Point multiplication in ECDSA is not that simple.

[j2002ba2]

you can't use the term "easier" for something that is not possible.
reversing a hash is simply impossible and will always be impossible until the end of time. no matter how much computing power is invented in the future because of how hash functions work.

I wouldn't count on that.

About 90 years ago Kurt Gödel found out, that one cannot make such "impossible" statements.

It turned out, that there are infinite number of not-yet-known facts about the natural numbers, which are not achievable by any finite set of theorems.

So, it's quite probable, that there's a theorem, which makes ECDLP, or reversing sha256 really easy.

If we deal with n-bit numbers:
For ECDLP I would guess a lower bound of O(n^c), c being a constant.
SHA256, or any hash function, should be at most O(2^n/2), possibly with O(2^n/2) memory as well. With some kind of probabilistic method, it might be even lower.

On the bright side, eventually this would be found by someone. Anyone smart enough to achieve this, would be smart enough to keep it for himself.

ECDLP solved means easy access to any coin with know pubkey(s). I doubt that early bitcoins would be touched though, it's too obvious.

SHA256 "solved" means cheap mining, leaving ASIC farms in the dust. One could easily mine 300 coins/day without being noticed, no need to announce anything to the big world.

[o_e_l_e_o]

For example, how all these incredibly many bounces are calculated on the axis within 1 second?

Because they don't need to be. Like standard arithmetic, where 2x + 3x = 5x, or where 2*5 + 7*5 = 9*5, the same holds true for elliptic curve multiplication.

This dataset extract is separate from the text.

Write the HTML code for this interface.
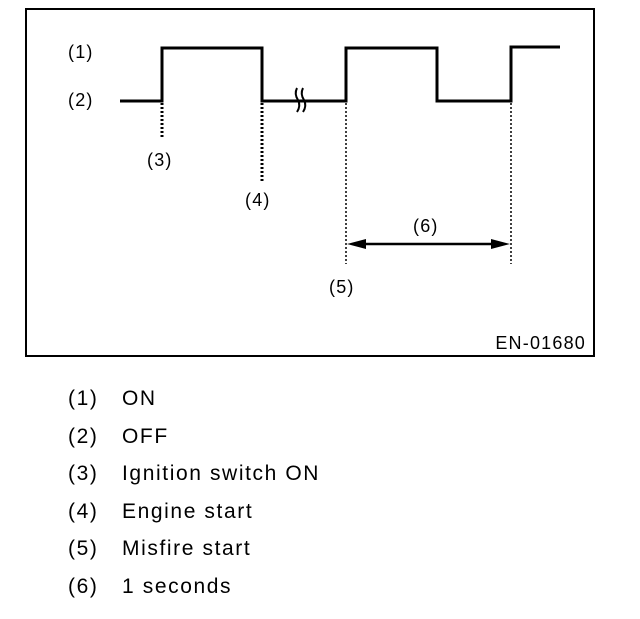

Let's say you want to multiply the generator point by 20. You do not need to do G+G+G+G+....+G 20 times. Instead, you can do the following:

Code:

G+G=2G
2G+2G=4G
4G+4G=8G
8G+8G=16G
16G+4G=20G

So, instead of doing 20 calculations, you only have to do 5.

[JuleAdka]

So a computer cannot solve it, because of lack of intelligence? Can't it approach it at least?

I don't would to say "lack of intelligence", even we use numeric approximations for munch cases. Both computers and humans can't deal with big numbers without a "easy way" to do.

Anyway, so this is why you should never reveal your public keys? Because the procedure of reversing a public key is easier than reversing a SHA256 hash to its original string? I'm asking because on this public-key guide (https://learnmeabitcoin.com/technical/public-key) it says that public keys can be seen on the blockchain.

Bitcoin's pay-to-public-key-hash is a standard transaction that, in stead of recording the receiver public key in the blockchain, record only the ripdem160(sha256(pKey)). For spending it, one mus provide a key that it's hash is equal to the value in blockchain. The use of two different algorithms is made to reduce the chance of an attacker find the right hash using pre-image or some  attack to the hash. To broken a p2pkh you must broken both sha256 and ripdem160, as well find the right public key to create the pre-image (only a limited set o public keys on the whole space). Theoretically, if you find a good way to calculate the discrete log and use it to broke bitcoin keys, you will not go so far, because you don't know what public key look for (except for the very first transactions, and in case of key reuse)

[BlackHatCoiner]

Bitcoin's pay-to-public-key-hash is a standard transaction that, in stead of recording the receiver public key in the blockchain, record only the ripdem160(sha256(pKey)). For spending it, one mus provide a key that it's hash is equal to the value in blockchain. The use of two different algorithms is made to reduce the chance of an attacker find the right hash using pre-image or some  attack to the hash. To broken a p2pkh you must broken both sha256 and ripdem160, as well find the right public key to create the pre-image (only a limited set o public keys on the whole space). Theoretically, if you find a good way to calculate the discrete log and use it to broke bitcoin keys, you will not go so far, because you don't know what public key look for (except for the very first transactions, and in case of key reuse)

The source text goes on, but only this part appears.